The bulletproof fabric is both lightweight and strong
Jin Zhang Group, Peking University
A groundbreaking new material has been developed, boasting incredible strength that surpasses that of Kevlar and Dyneema. Just a thin 1.8-millimetre sheet of this material is capable of stopping a bullet, potentially making it the strongest fabric ever created.
Traditional bulletproof vests function by dispersing the energy of an incoming projectile through a network of interconnected fibres. However, the polymer chains in materials like Kevlar can slip under extreme stress, limiting their protective capabilities.
Over the past six years, Jin Zhang and his team at Peking University have been dedicated to creating materials with even greater strength than existing options. Their recent breakthrough involves aligning carbon nanotubes with aramid polymer chains to prevent molecular slippage, resulting in a fabric that outperforms Kevlar in terms of strength and durability.
Described as a “fabricated carbon nanotube/heterocyclic aramid composite,” the new material is significantly stronger than Kevlar. With just a single layer measuring 0.6 millimetres in thickness, it can effectively reduce the velocity of a bullet from 300 to 220 metres per second. Approximately three layers of this fabric are sufficient to completely stop a bullet, with a total thickness of 1.8 mm, compared to the 4 mm required by Kevlar.

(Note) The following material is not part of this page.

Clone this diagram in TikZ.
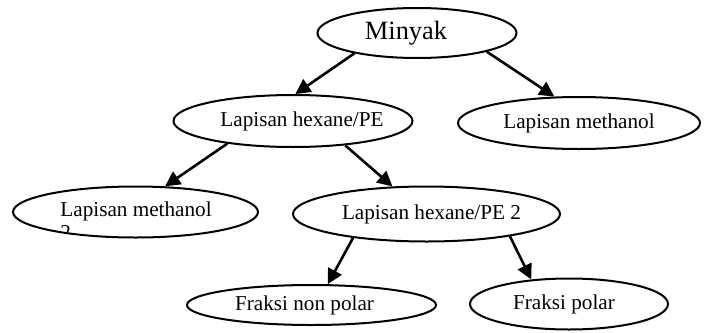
\documentclass[tikz,border=0pt]{standalone}
\usepackage{fontspec}
\setmainfont{Liberation Serif}
\usetikzlibrary{arrows.meta, shapes.geometric}

\begin{document}
\begin{tikzpicture}
  [x=0.5pt, y=-0.5pt,
   oval/.style={ellipse, draw=black, line width=1pt, inner sep=0pt, font=\fontsize{10.6}{12.5}\selectfont},
   link/.style={line width=1.3pt, -{Triangle[length=7.5pt, width=7.5pt]}}]

  \useasboundingbox (0,0) rectangle (711,332);

  \node[oval, minimum width=99.5pt, minimum height=25pt, font=\fontsize{13.2}{15}\selectfont] (oil) at (417,33) {\makebox[0pt]{Minyak\hspace*{11pt}}};
  \node[oval, minimum width=119.5pt, minimum height=26pt] (hex) at (293,121) {\makebox[0pt]{\hspace*{9pt}Lapisan hexane/PE}};
  \node[oval, minimum width=121pt, minimum height=26pt] (meth) at (579,123) {Lapisan methanol};
  \node[oval, minimum width=122.5pt, minimum height=25.5pt] (meth2) at (135.5,212) {};
  \node[oval, minimum width=133.5pt, minimum height=27.5pt] (hex2) at (426.5,214) {\makebox[0pt]{\hspace*{5pt}Lapisan hexane/PE 2}};
  \node[oval, minimum width=124.5pt, minimum height=20pt] (nonpol) at (311.5,305) {\makebox[0pt]{Fraksi non polar\hspace*{7pt}}};
  \node[oval, minimum width=99pt, minimum height=25.5pt] (pol) at (569,304) {\makebox[0pt]{Fraksi polar\hspace*{5pt}}};

  \begin{scope}
    \clip (50,195) rectangle (230,231);
    \node[anchor=north west, inner sep=0pt, align=left, font=\fontsize{10.6}{11.5}\selectfont] (meth2txt) at (60,201) {Lapisan methanol\\2};
  \end{scope}

  \foreach \from/\to in {oil.198/hex.85, oil.345/meth.133, hex.199/meth2.41, hex.335/hex2.141, hex2.198/nonpol.52, hex2.345/pol.147}
    \draw[link] (\from) -- (\to);
\end{tikzpicture}
\end{document}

Julie Cairney, a researcher at the University of Sydney, commends the innovative combination of aramid fibres and oriented carbon nanotubes in this new material. She sees great potential for the development of other advanced composites using this approach, which is also compatible with existing industrial processes, promising scalability and real-world applications.
The implications of this new material are vast, with potential applications in creating lighter and more effective bulletproof vests and armor for personal and military protection. It represents a significant advancement in safety technology, offering enhanced protection without compromising mobility.